Hoover adopted fishing as his recreation and as a downright relief from the pressures of business or civil service––indeed, it was a fitting retreat for the "contemplative man" as in the fisherman's bible by Izaak Walton (1593-1683). [The full title was "The Compleat Angler, or, The Contemplative Man's Recreation: being a discourse on fish and fishing not unworthy of perusal of most anglers." There were over 300 separate printings beginning in 1653.] According to Hal Wert (p. 116) a seminal event for the then Secretary of Commerce was his embrace of the newly formed Izaak Walton League of America, championed in 1922 by Will Dilg of Chicago. Manifestos were also written about the same time by novelists Emerson Hough (1857-1923) and Zane Grey (1872-1939). Hoover fished streams, lakes, and seas throughout the U.S. (especially in California, Oregon, Florida, and New England) and was instrumental in the foundation of clubs and resorts as well as agencies (private and public) devoted to the preservation and improvement of waterways, fish hatcheries, and water conservation. Wert has assiduously documented all of this by first-hand research into books, articles, newspaper reports, transcripts, diaries, and interviews.

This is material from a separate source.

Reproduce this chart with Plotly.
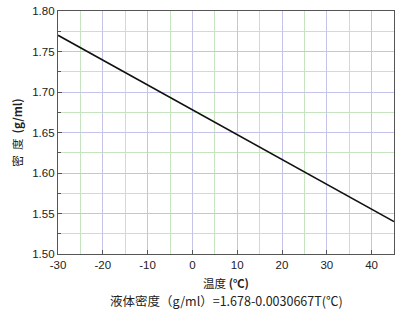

Hoover: The Fishing President is nicely produced, complemented with a great number of well positioned black and white illustrations and is reasonably priced. The paper used throughout is of good quality for text and adequate for reproductions although many of the photographs would have been much enhanced on gloss. The index is skimpy. Thus key Hooverian words such as "geology" and "mining" do not appear, let alone "beer"––fortunately, this reviewer had earmarked the Hoover quote on page 70 about Western Australia being "a place where it was cheaper to bathe in beer than in water." The notes at the back of the book are presented as usual by chapter, but in this case they are more user-friendly because they are given as a continuous run of numbers (1-1,128). A list of illustrations would be helpful in the next edition.

This volume will find a readership among fishing aficionados, historians, presidential scholars, seekers of the "simpler" life, and conservative republicans, not necessarily in that order. Herbert Hoover was unexciting but the clay that Dr. Wert sculpts comes out in the shape of a sincere fellow, a scholar, and a humanitarian with real achievements. Above all, he was an intelligent hard-working man.